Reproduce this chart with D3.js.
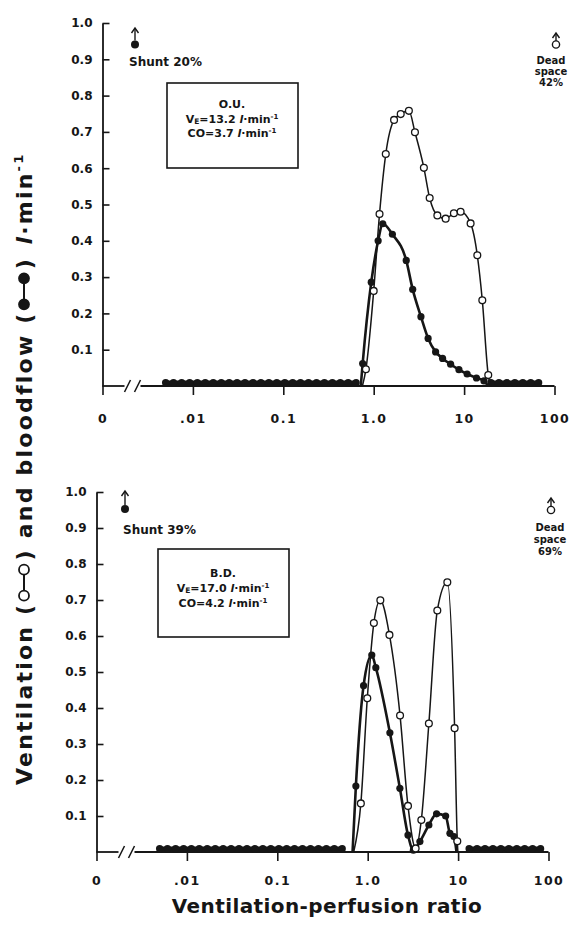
<!DOCTYPE html>
<html>
<head>
<meta charset="utf-8">
<script src="https://cdn.jsdelivr.net/npm/d3@7"></script>
<style>
  body { margin: 0; background: #fff; }
  svg { display: block; font-family: "DejaVu Sans", sans-serif; font-weight: bold; }
</style>
</head>
<body>
<div id="chart"></div>
<script>
// tick values and labels (0 drawn at the .001 position, axis broken after it)
var xTicks = [0.001, 0.01, 0.1, 1, 10, 100];
var xTickLabels = ['0', '.01', '0.1', '1.0', '10', '100'];
var yTicks = [0.1, 0.2, 0.3, 0.4, 0.5, 0.6, 0.7, 0.8, 0.9, 1.0];
var yTickLabels = ['0.1', '0.2', '0.3', '0.4', '0.5', '0.6', '0.7', '0.8', '0.9', '1.0'];

// subject info
var patients = ['O.U.', 'B.D.'];
var ventE = ['13.2', '17.0'];
var cardiacOutput = ['3.7', '4.2'];
var shuntPct = [20, 39];
var deadSpacePct = [42, 69];

// compartments with no flow, drawn as dots resting on the axis
var flatValue = 0.009;
var topFlatLow = [0.005, 0.0061, 0.0075, 0.0092, 0.0112, 0.0137, 0.0168, 0.0206, 0.0252, 0.0308, 0.0377, 0.0462, 0.0565, 0.0692, 0.0847, 0.104, 0.127, 0.155, 0.19, 0.233, 0.285, 0.349, 0.427, 0.522, 0.639];
var topFlatHigh = [19.85, 24.3, 29.7, 36.4, 44.6, 54.5, 66.7];
var botFlatLow = [0.005, 0.0061, 0.0075, 0.0092, 0.0112, 0.0137, 0.0168, 0.0206, 0.0252, 0.0308, 0.0377, 0.0462, 0.0565, 0.0692, 0.0847, 0.104, 0.127, 0.155, 0.19, 0.233, 0.285, 0.349, 0.427, 0.522];
var botFlatHigh = [13.25, 16.2, 19.85, 24.3, 29.7, 36.4, 44.6, 54.5, 66.7, 81.7];

// O.U. ventilation (open circles)
var topVentRatio = [0.82, 1.0, 1.16, 1.36, 1.68, 1.99, 2.45, 2.86, 3.59, 4.16, 5.06, 6.25, 7.71, 9.15, 11.8, 14.0, 15.9, 18.5];
var topVentValue = [0.046, 0.262, 0.474, 0.639, 0.733, 0.749, 0.758, 0.699, 0.601, 0.518, 0.470, 0.461, 0.476, 0.480, 0.448, 0.360, 0.236, 0.030];
var topVentEnds = [0.75, 19.6];
// O.U. bloodflow (filled)
var topBloodRatio = [0.755, 0.94, 1.12, 1.26, 1.61, 2.29, 2.70, 3.33, 4.00, 4.84, 5.78, 7.09, 8.77, 10.8, 13.7, 16.6];
var topBloodValue = [0.062, 0.286, 0.400, 0.447, 0.418, 0.346, 0.266, 0.191, 0.131, 0.094, 0.076, 0.060, 0.045, 0.033, 0.022, 0.014];
var topBloodEnds = [0.72, 18.5];

// B.D. ventilation (open circles)
var botVentRatio = [0.84, 0.99, 1.17, 1.38, 1.74, 2.28, 2.79, 3.39, 3.92, 4.75, 5.89, 7.60, 9.15, 9.8];
var botVentValue = [0.135, 0.427, 0.636, 0.699, 0.603, 0.379, 0.128, 0.010, 0.089, 0.357, 0.671, 0.749, 0.344, 0.030];
var botVentEnds = [0.70, 9.95];
// B.D. bloodflow (filled)
var botBloodRatio = [0.74, 0.90, 1.11, 1.23, 1.76, 2.27, 2.79, 3.2, 3.78, 4.75, 5.78, 7.28, 8.12, 8.99];
var botBloodValue = [0.183, 0.462, 0.547, 0.512, 0.331, 0.177, 0.047, 0.005, 0.029, 0.075, 0.106, 0.100, 0.052, 0.043];
var botBloodEnds = [0.68, 9.6];

var ink = '#161616';

var svg = d3.select('#chart').append('svg')
  .attr('width', 570)
  .attr('height', 929);

var panels = [
  {
    i: 0, xr: [102.5, 554.5], yr: [386, 23], labelPad: 19,
    flat: [topFlatLow, topFlatHigh],
    vent: {r: topVentRatio, v: topVentValue, ends: topVentEnds},
    blood: {r: topBloodRatio, v: topBloodValue, ends: topBloodEnds},
    box: {x: 167, y: 83, w: 131, h: 85, lineY: [108, 123, 137], cx: 232},
    shunt: {x: 135, cy: 44.5, top: 28, tx: 129, ty: 66},
    dead: {x: 556, cy: 44.5, top: 33, tx: 551, ty: [64, 75, 86]}
  },
  {
    i: 1, xr: [96.5, 548.5], yr: [852, 492], labelPad: 15,
    flat: [botFlatLow, botFlatHigh],
    vent: {r: botVentRatio, v: botVentValue, ends: botVentEnds},
    blood: {r: botBloodRatio, v: botBloodValue, ends: botBloodEnds},
    box: {x: 158, y: 549, w: 131, h: 88, lineY: [577, 592, 607], cx: 223},
    shunt: {x: 125, cy: 509, top: 491, tx: 123, ty: 534},
    dead: {x: 551, cy: 510, top: 498, tx: 550, ty: [531, 543, 555]}
  }
];

function lpmin(sel, value) {
  // writes " l·min-1" style unit after a value
  sel.append('tspan').text(value + ' ');
  sel.append('tspan').attr('font-style', 'italic').text('l');
  sel.append('tspan').text('·min');
  sel.append('tspan').attr('font-size', '7px').attr('dy', -4).text('-1');
}

function arrowUp(g, x, from, to) {
  g.append('line').attr('x1', x).attr('x2', x).attr('y1', from).attr('y2', to + 1)
    .attr('stroke', ink).attr('stroke-width', 1.4);
  g.append('path').attr('d', 'M' + (x - 3.5) + ',' + (to + 5) + 'L' + x + ',' + to + 'L' + (x + 3.5) + ',' + (to + 5))
    .attr('fill', 'none').attr('stroke', ink).attr('stroke-width', 1.4);
}

panels.forEach(function (p) {
  var x = d3.scaleLog().domain([0.001, 100]).range(p.xr);
  var y = d3.scaleLinear().domain([0, 1]).range(p.yr);
  var g = svg.append('g');

  // Y axis, ticks pointing inward
  var yAxis = d3.axisLeft(y)
    .tickValues(yTicks)
    .tickFormat(function (d, k) { return yTickLabels[k]; })
    .tickSize(-7)
    .tickSizeOuter(0)
    .tickPadding(10);
  g.append('g')
    .attr('transform', 'translate(' + p.xr[0] + ',0)')
    .call(yAxis)
    .call(function (a) {
      a.select('.domain').attr('stroke', ink).attr('stroke-width', 1.8);
      a.selectAll('.tick line').attr('stroke', ink).attr('stroke-width', 1.6);
      a.selectAll('.tick text').attr('fill', ink)
        .style('font-family', '"DejaVu Sans", sans-serif')
        .style('font-weight', 'bold').style('font-size', '12px');
    });

  // X axis, broken domain drawn by hand
  var xAxis = d3.axisBottom(x)
    .tickValues(xTicks)
    .tickFormat(function (d, k) { return xTickLabels[k]; })
    .tickSize(9)
    .tickPadding(p.labelPad);
  g.append('g')
    .attr('transform', 'translate(0,' + p.yr[0] + ')')
    .call(xAxis)
    .call(function (a) {
      a.select('.domain').remove();
      a.selectAll('.tick line').attr('stroke', ink).attr('stroke-width', 1.6);
      a.selectAll('.tick text').attr('fill', ink)
        .style('font-family', '"DejaVu Sans", sans-serif')
        .style('font-weight', 'bold').style('font-size', '12.5px')
        .style('letter-spacing', '1.5px');
    });
  var x0 = p.xr[0], yb = p.yr[0];
  g.append('line').attr('x1', x0).attr('x2', x0 + 22).attr('y1', yb).attr('y2', yb)
    .attr('stroke', ink).attr('stroke-width', 1.8);
  g.append('line').attr('x1', x0 + 38).attr('x2', p.xr[1]).attr('y1', yb).attr('y2', yb)
    .attr('stroke', ink).attr('stroke-width', 1.8);
  [x0 + 25, x0 + 35].forEach(function (cx) {
    g.append('line').attr('x1', cx - 3).attr('x2', cx + 3).attr('y1', yb + 6).attr('y2', yb - 6)
      .attr('stroke', ink).attr('stroke-width', 1.5);
  });

  // lines
  var line = d3.line()
    .curve(d3.curveMonotoneX)
    .x(function (d) { return x(d[0]); })
    .y(function (d) { return y(d[1]); });

  function series(s) {
    var pts = s.r.map(function (r, k) { return [r, s.v[k]]; });
    return [[s.ends[0], 0]].concat(pts, [[s.ends[1], 0]]);
  }

  // zero-flow runs: dots joined by a heavy line so they read as a band
  p.flat.forEach(function (run) {
    g.append('path')
      .datum(run.map(function (r) { return [r, flatValue]; }))
      .attr('d', d3.line().x(function (d) { return x(d[0]); }).y(function (d) { return y(d[1]); }))
      .attr('fill', 'none').attr('stroke', ink).attr('stroke-width', 4.5);
    g.selectAll(null).data(run).enter().append('circle')
      .attr('cx', function (d) { return x(d); })
      .attr('cy', y(flatValue))
      .attr('r', 3.7)
      .attr('fill', ink);
  });

  g.append('path').datum(series(p.blood))
    .attr('d', line).attr('fill', 'none').attr('stroke', ink).attr('stroke-width', 2.6);
  g.append('path').datum(series(p.vent))
    .attr('d', line).attr('fill', 'none').attr('stroke', ink).attr('stroke-width', 1.5);

  g.selectAll('.blood').data(p.blood.r).enter().append('circle')
    .attr('class', 'blood')
    .attr('cx', function (d) { return x(d); })
    .attr('cy', function (d, k) { return y(p.blood.v[k]); })
    .attr('r', 3.6)
    .attr('fill', ink);

  g.selectAll('.vent').data(p.vent.r).enter().append('circle')
    .attr('class', 'vent')
    .attr('cx', function (d) { return x(d); })
    .attr('cy', function (d, k) { return y(p.vent.v[k]); })
    .attr('r', 3.4)
    .attr('fill', '#fff')
    .attr('stroke', ink)
    .attr('stroke-width', 1.3);

  // subject box
  var b = p.box;
  g.append('rect').attr('x', b.x).attr('y', b.y).attr('width', b.w).attr('height', b.h)
    .attr('fill', 'none').attr('stroke', ink).attr('stroke-width', 1.6);
  var bt = g.append('g').attr('fill', ink).attr('text-anchor', 'middle').style('font-size', '11px');
  bt.append('text').attr('x', b.cx).attr('y', b.lineY[0]).text(patients[p.i]);
  var l2 = bt.append('text').attr('x', b.cx).attr('y', b.lineY[1]);
  l2.append('tspan').text('V');
  l2.append('tspan').attr('font-size', '7.5px').attr('dy', 1).text('E');
  l2.append('tspan').attr('dy', -1).text('=');
  lpmin(l2, ventE[p.i]);
  var l3 = bt.append('text').attr('x', b.cx).attr('y', b.lineY[2]);
  l3.append('tspan').text('CO=');
  lpmin(l3, cardiacOutput[p.i]);

  // shunt marker
  var sh = p.shunt;
  arrowUp(g, sh.x, sh.cy - 4, sh.top);
  g.append('circle').attr('cx', sh.x).attr('cy', sh.cy).attr('r', 4).attr('fill', ink);
  g.append('text').attr('x', sh.tx).attr('y', sh.ty).attr('fill', ink)
    .style('font-size', '12px').text('Shunt ' + shuntPct[p.i] + '%');

  // dead space marker
  var ds = p.dead;
  arrowUp(g, ds.x, ds.cy - 3.6, ds.top);
  g.append('circle').attr('cx', ds.x).attr('cy', ds.cy).attr('r', 3.6)
    .attr('fill', '#fff').attr('stroke', ink).attr('stroke-width', 1.4);
  var dt = g.append('g').attr('fill', ink).attr('text-anchor', 'middle').style('font-size', '10px');
  ['Dead', 'space', deadSpacePct[p.i] + '%'].forEach(function (s, k) {
    dt.append('text').attr('x', ds.tx).attr('y', ds.ty[k]).text(s);
  });
});

// X axis title
svg.append('text')
  .attr('x', 327).attr('y', 913)
  .attr('text-anchor', 'middle')
  .attr('fill', ink)
  .style('font-size', '20px')
  .style('letter-spacing', '0.4px')
  .text('Ventilation-perfusion ratio');

// Y axis title with the two series symbols, stretched to the scanned length
var yt = svg.append('g')
  .attr('transform', 'translate(32,785) rotate(-90)')
  .attr('fill', ink)
  .style('font-size', '22px');
var titleLength = 625;

function drawYTitle(spacing) {
  yt.selectAll('*').remove();
  yt.style('letter-spacing', spacing + 'px');
  var cursor = 0, chars = 0;

  function addText(str) {
    var t = yt.append('text').attr('x', cursor).text(str);
    cursor += t.node().getComputedTextLength();
    chars += str.length;
  }

  function addSymbol(filled) {
    var cy = -8;
    yt.append('line').attr('x1', cursor + 7).attr('x2', cursor + 33).attr('y1', cy).attr('y2', cy)
      .attr('stroke', ink).attr('stroke-width', 2);
    [cursor + 7, cursor + 33].forEach(function (cx) {
      yt.append('circle').attr('cx', cx).attr('cy', cy).attr('r', 5)
        .attr('fill', filled ? ink : '#fff').attr('stroke', ink).attr('stroke-width', 1.8);
    });
    cursor += 40 + spacing;
  }

  addText('Ventilation (');
  addSymbol(false);
  addText(') and bloodflow (');
  addSymbol(true);
  addText(')');
  cursor += 10 + spacing;
  var unit = yt.append('text').attr('x', cursor);
  unit.append('tspan').attr('font-style', 'italic').text('l');
  unit.append('tspan').text('·min');
  unit.append('tspan').attr('font-size', '13px').attr('dy', -9).text('-1');
  cursor += unit.node().getComputedTextLength();
  chars += 7;
  return {end: cursor, chars: chars};
}

var first = drawYTitle(0);
drawYTitle(Math.max(0, (titleLength - first.end) / first.chars));
</script>
</body>
</html>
________
### Directions
Identify and extract each line of the listing that contains "with".

### Worked answer
Reproduce this chart with D3.js.
// compartments with no flow, drawn as dots resting on the axis
// Y axis title with the two series symbols, stretched to the scanned length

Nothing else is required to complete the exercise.